What this task involves: Copy out all lines that carry the word "matplotlib".

Listed records:
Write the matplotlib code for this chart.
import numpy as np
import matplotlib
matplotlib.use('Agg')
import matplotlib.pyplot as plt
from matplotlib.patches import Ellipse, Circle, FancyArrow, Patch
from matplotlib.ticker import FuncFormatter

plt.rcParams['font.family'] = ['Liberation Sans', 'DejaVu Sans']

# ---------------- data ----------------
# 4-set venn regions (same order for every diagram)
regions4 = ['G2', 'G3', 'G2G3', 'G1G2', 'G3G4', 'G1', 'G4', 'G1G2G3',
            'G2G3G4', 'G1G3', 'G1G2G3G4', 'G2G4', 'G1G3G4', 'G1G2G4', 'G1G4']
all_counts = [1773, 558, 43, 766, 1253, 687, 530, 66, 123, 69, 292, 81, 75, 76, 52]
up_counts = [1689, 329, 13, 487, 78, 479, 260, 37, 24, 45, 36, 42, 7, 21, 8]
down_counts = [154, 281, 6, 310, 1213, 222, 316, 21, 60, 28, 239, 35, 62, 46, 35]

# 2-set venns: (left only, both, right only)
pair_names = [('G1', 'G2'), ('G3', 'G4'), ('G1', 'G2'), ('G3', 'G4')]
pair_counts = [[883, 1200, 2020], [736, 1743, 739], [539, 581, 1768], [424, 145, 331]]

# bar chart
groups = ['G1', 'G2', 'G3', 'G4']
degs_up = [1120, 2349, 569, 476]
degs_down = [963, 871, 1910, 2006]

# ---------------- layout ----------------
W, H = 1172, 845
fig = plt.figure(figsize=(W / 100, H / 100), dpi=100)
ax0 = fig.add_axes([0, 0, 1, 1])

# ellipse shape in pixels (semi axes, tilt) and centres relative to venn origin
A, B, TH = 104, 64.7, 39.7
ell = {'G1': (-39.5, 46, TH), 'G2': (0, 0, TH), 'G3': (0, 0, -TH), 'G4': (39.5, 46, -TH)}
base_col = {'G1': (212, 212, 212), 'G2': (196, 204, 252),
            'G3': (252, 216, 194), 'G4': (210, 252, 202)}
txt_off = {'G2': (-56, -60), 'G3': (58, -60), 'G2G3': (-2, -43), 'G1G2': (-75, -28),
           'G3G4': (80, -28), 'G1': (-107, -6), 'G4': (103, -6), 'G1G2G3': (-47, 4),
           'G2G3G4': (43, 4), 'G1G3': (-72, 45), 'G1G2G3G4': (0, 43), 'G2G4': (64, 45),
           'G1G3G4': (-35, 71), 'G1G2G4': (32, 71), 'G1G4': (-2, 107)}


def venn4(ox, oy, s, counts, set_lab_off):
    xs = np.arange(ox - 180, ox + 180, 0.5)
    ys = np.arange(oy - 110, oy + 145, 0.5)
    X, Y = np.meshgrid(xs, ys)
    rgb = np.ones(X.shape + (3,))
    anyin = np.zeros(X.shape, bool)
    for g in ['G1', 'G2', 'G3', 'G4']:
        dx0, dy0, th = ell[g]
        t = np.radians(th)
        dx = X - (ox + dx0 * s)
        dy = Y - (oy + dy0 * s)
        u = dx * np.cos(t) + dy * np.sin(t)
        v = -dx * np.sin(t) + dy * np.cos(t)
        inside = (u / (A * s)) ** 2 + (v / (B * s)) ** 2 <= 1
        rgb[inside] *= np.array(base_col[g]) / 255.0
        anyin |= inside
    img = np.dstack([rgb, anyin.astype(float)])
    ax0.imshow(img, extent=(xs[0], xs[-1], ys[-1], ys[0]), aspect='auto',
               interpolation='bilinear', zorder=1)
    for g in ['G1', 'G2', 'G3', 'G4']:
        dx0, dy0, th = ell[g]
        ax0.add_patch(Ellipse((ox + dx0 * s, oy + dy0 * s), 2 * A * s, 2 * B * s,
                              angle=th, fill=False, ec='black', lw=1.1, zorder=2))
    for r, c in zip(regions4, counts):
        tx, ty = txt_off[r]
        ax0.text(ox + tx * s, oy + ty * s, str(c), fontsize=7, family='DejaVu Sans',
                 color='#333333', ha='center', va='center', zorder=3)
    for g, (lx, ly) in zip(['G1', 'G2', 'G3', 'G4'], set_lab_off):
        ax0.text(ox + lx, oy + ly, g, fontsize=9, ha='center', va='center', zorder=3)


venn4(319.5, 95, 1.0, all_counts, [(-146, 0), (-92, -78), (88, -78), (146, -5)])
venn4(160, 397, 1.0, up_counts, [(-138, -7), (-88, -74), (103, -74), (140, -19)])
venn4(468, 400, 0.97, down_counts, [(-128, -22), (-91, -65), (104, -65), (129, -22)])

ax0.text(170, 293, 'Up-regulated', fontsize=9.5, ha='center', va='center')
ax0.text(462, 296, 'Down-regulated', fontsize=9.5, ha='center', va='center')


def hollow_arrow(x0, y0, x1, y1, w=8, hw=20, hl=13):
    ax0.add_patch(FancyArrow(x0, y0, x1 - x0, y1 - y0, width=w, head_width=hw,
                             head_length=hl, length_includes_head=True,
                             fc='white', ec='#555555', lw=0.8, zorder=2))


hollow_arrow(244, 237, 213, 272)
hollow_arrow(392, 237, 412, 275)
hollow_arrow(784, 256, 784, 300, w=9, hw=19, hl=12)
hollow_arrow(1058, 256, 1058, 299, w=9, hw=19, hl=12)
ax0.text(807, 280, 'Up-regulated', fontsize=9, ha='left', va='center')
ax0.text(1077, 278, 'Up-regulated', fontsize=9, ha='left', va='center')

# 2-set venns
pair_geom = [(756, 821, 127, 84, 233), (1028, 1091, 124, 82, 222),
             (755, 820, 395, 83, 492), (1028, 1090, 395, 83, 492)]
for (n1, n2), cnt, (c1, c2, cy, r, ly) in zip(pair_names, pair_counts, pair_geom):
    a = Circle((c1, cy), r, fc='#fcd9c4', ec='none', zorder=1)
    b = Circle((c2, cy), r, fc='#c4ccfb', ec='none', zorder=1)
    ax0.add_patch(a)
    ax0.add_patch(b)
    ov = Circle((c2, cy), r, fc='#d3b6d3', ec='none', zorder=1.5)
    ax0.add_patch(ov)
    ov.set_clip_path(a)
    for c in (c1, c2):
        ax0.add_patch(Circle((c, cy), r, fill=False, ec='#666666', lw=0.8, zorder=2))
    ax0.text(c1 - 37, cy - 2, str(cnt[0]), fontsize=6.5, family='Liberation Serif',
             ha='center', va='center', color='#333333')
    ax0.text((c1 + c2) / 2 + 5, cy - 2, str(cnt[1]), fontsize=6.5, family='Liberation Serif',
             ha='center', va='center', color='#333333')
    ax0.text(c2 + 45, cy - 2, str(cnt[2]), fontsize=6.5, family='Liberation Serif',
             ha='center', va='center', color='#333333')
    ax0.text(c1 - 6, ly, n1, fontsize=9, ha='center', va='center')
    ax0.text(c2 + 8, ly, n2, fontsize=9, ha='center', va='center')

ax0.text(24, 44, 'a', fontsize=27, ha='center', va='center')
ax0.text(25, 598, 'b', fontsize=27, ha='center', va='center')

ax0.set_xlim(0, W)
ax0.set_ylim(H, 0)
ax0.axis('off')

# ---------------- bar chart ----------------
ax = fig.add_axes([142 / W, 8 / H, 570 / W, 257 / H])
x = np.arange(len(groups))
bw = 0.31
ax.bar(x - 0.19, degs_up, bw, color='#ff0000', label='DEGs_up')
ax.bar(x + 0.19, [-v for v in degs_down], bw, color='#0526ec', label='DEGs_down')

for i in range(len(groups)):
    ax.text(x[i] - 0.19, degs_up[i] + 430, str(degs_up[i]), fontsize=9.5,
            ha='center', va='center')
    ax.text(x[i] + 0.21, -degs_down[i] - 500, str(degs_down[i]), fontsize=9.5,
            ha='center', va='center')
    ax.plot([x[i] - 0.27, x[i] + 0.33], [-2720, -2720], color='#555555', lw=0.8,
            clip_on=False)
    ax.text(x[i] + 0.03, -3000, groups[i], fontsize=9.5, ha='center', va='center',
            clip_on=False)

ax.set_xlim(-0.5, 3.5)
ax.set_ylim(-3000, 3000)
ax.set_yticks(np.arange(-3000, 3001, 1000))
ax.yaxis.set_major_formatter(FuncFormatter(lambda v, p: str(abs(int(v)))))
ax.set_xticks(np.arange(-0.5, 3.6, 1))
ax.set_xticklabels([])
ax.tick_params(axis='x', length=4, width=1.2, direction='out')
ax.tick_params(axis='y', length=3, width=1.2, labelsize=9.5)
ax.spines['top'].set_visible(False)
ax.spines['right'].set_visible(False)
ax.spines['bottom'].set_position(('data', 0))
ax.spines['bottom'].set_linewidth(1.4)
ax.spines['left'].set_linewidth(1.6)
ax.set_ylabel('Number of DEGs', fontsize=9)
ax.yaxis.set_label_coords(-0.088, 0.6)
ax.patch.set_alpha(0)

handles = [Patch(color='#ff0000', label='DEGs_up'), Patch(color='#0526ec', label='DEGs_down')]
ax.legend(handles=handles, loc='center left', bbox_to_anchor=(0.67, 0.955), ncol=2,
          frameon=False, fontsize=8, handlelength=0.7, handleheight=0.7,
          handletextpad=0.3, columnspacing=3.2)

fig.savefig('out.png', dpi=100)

...

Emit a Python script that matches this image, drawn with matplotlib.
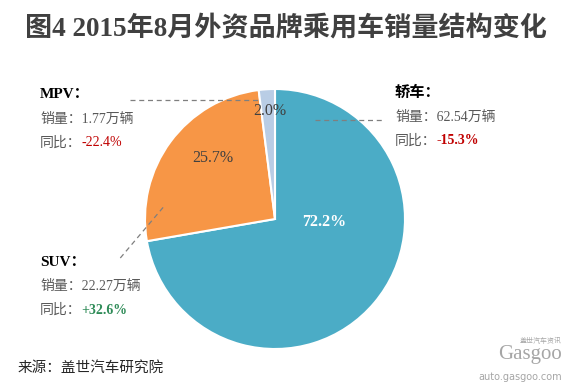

Task response:
Write the matplotlib code for this chart.
import matplotlib
matplotlib.use('Agg')
import matplotlib.pyplot as plt
from matplotlib.patches import Ellipse, Circle, FancyArrow, Patch
from matplotlib.ticker import FuncFormatter
Emit a Python script that matches this image, drawn with matplotlib.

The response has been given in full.